__What needs to be done__. Send each entry back exactly as given, pictures excluded.

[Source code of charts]
_ _ _
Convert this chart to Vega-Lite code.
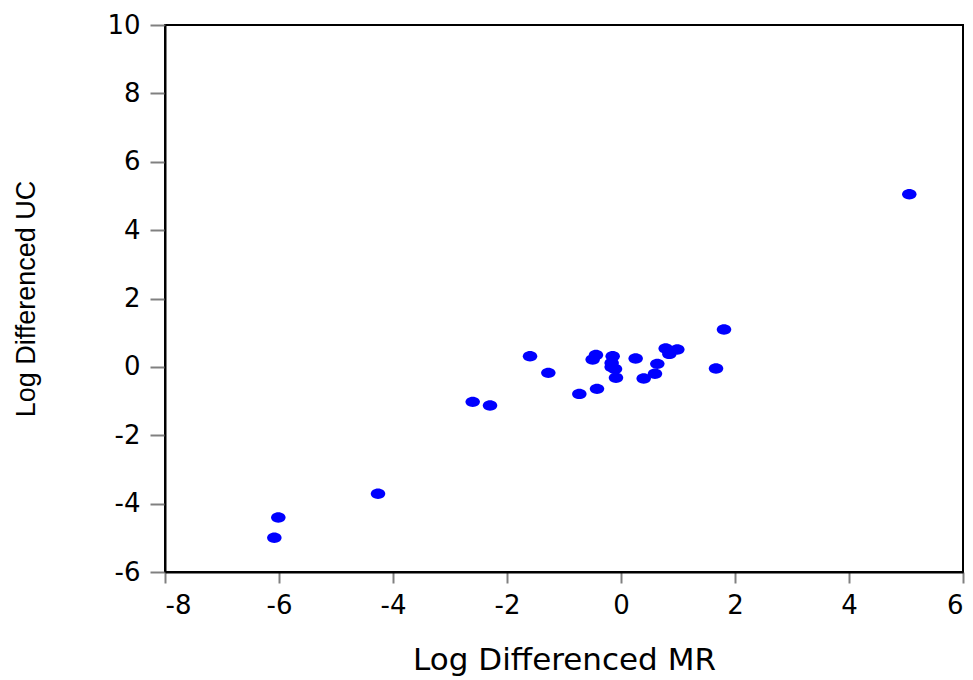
{
  "$schema": "https://vega.github.io/schema/vega-lite/v6.json",
  "width": 798,
  "height": 547,
  "autosize": {"type": "none"},
  "padding": {"left": 165, "top": 25, "right": 10, "bottom": 108},
  "background": "white",
  "config": {
    "view": {"stroke": "black", "strokeWidth": 2},
    "axis": {
      "grid": false,
      "domainColor": "black",
      "domainWidth": 2,
      "tickColor": "#808080",
      "tickWidth": 2,
      "labelColor": "black",
      "titleColor": "black",
      "titleFontWeight": "normal",
      "labelFont": "DejaVu Sans",
      "labelFontSize": 26,
      "labelExpr": "toString(datum.value)"
    }
  },
  "data": {
    "values": [
      {"mr": 1.807, "uc": 1.094},
      {"mr": -1.596, "uc": 0.313},
      {"mr": -1.275, "uc": -0.175},
      {"mr": -2.602, "uc": -1.023},
      {"mr": -2.298, "uc": -1.13},
      {"mr": -0.731, "uc": -0.79},
      {"mr": -0.421, "uc": -0.643},
      {"mr": -0.439, "uc": 0.351},
      {"mr": -0.497, "uc": 0.216},
      {"mr": -0.146, "uc": 0.313},
      {"mr": -0.164, "uc": 0.117},
      {"mr": -0.164, "uc": 0.0},
      {"mr": -0.105, "uc": -0.06},
      {"mr": -0.088, "uc": -0.32},
      {"mr": 0.257, "uc": 0.245},
      {"mr": 0.398, "uc": -0.34},
      {"mr": 0.596, "uc": -0.2},
      {"mr": 0.637, "uc": 0.088},
      {"mr": 0.784, "uc": 0.537},
      {"mr": 0.848, "uc": 0.38},
      {"mr": 0.988, "uc": 0.509},
      {"mr": 1.667, "uc": -0.047},
      {"mr": -4.263, "uc": -3.713},
      {"mr": -6.012, "uc": -4.404},
      {"mr": -6.082, "uc": -5.0},
      {"mr": 5.058, "uc": 5.05}
    ]
  },
  "mark": {
    "type": "point",
    "filled": true,
    "opacity": 1,
    "color": "#0000FF",
    "shape": "M-1,0 A1,0.72 0 1,1 1,0 A1,0.72 0 1,1 -1,0 Z",
    "size": 210
  },
  "encoding": {
    "x": {
      "field": "mr",
      "type": "quantitative",
      "scale": {"domain": [-8, 6], "nice": false, "zero": false},
      "axis": {
        "values": [-8, -6, -4, -2, 0, 2, 4, 6],
        "tickSize": 11,
        "labelPadding": 9,
        "title": "Log Differenced MR",
        "titleFont": "DejaVu Sans",
        "titleFontSize": 31,
        "titlePadding": 27
      }
    },
    "y": {
      "field": "uc",
      "type": "quantitative",
      "scale": {"domain": [-6, 10], "nice": false, "zero": false},
      "axis": {
        "values": [-6, -4, -2, 0, 2, 4, 6, 8, 10],
        "tickSize": 15,
        "labelPadding": 10,
        "title": "Log Differenced UC",
        "titleFont": "Liberation Sans",
        "titleFontSize": 27,
        "titlePadding": 66
      }
    }
  }
}
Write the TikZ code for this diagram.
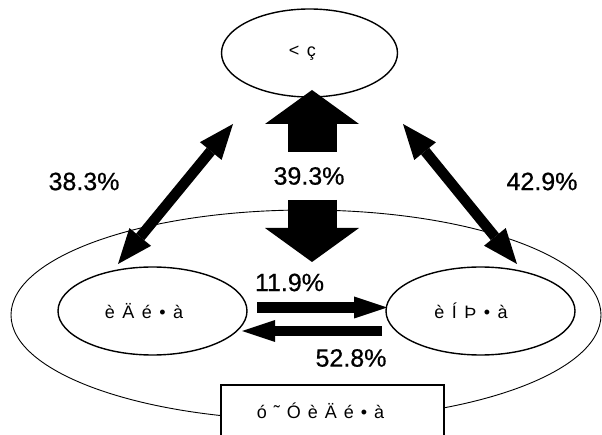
_ _ _
__Result of the exercise__.
Convert this chart to Vega-Lite code.
{
  "$schema": "https://vega.github.io/schema/vega-lite/v6.json",
  "width": 798,
  "height": 547,
  "autosize": {"type": "none"},
  "padding": {"left": 165, "top": 25, "right": 10, "bottom": 108},
  "background": "white",
  "config": {
    "view": {"stroke": "black", "strokeWidth": 2},
    "axis": {
      "grid": false,
      "domainColor": "black",
      "domainWidth": 2,
      "tickColor": "#808080",
      "tickWidth": 2,
      "labelColor": "black",
      "titleColor": "black",
      "titleFontWeight": "normal",
      "labelFont": "DejaVu Sans",
      "labelFontSize": 26,
      "labelExpr": "toString(datum.value)"
    }
  },
  "data": {
    "values": [
      {"mr": 1.807, "uc": 1.094},
      {"mr": -1.596, "uc": 0.313},
      {"mr": -1.275, "uc": -0.175},
      {"mr": -2.602, "uc": -1.023},
      {"mr": -2.298, "uc": -1.13},
      {"mr": -0.731, "uc": -0.79},
      {"mr": -0.421, "uc": -0.643},
      {"mr": -0.439, "uc": 0.351},
      {"mr": -0.497, "uc": 0.216},
      {"mr": -0.146, "uc": 0.313},
      {"mr": -0.164, "uc": 0.117},
      {"mr": -0.164, "uc": 0.0},
      {"mr": -0.105, "uc": -0.06},
      {"mr": -0.088, "uc": -0.32},
      {"mr": 0.257, "uc": 0.245},
      {"mr": 0.398, "uc": -0.34},
      {"mr": 0.596, "uc": -0.2},
      {"mr": 0.637, "uc": 0.088},
      {"mr": 0.784, "uc": 0.537},
      {"mr": 0.848, "uc": 0.38},
      {"mr": 0.988, "uc": 0.509},
      {"mr": 1.667, "uc": -0.047},
      {"mr": -4.263, "uc": -3.713},
      {"mr": -6.012, "uc": -4.404},
      {"mr": -6.082, "uc": -5.0},
      {"mr": 5.058, "uc": 5.05}
    ]
  },
  "mark": {
    "type": "point",
    "filled": true,
    "opacity": 1,
    "color": "#0000FF",
    "shape": "M-1,0 A1,0.72 0 1,1 1,0 A1,0.72 0 1,1 -1,0 Z",
    "size": 210
  },
  "encoding": {
    "x": {
      "field": "mr",
      "type": "quantitative",
      "scale": {"domain": [-8, 6], "nice": false, "zero": false},
      "axis": {
        "values": [-8, -6, -4, -2, 0, 2, 4, 6],
        "tickSize": 11,
        "labelPadding": 9,
        "title": "Log Differenced MR",
        "titleFont": "DejaVu Sans",
        "titleFontSize": 31,
        "titlePadding": 27
      }
    },
    "y": {
      "field": "uc",
      "type": "quantitative",
      "scale": {"domain": [-6, 10], "nice": false, "zero": false},
      "axis": {
        "values": [-6, -4, -2, 0, 2, 4, 6, 8, 10],
        "tickSize": 15,
        "labelPadding": 10,
        "title": "Log Differenced UC",
        "titleFont": "Liberation Sans",
        "titleFontSize": 27,
        "titlePadding": 66
      }
    }
  }
}
Write the TikZ code for this diagram.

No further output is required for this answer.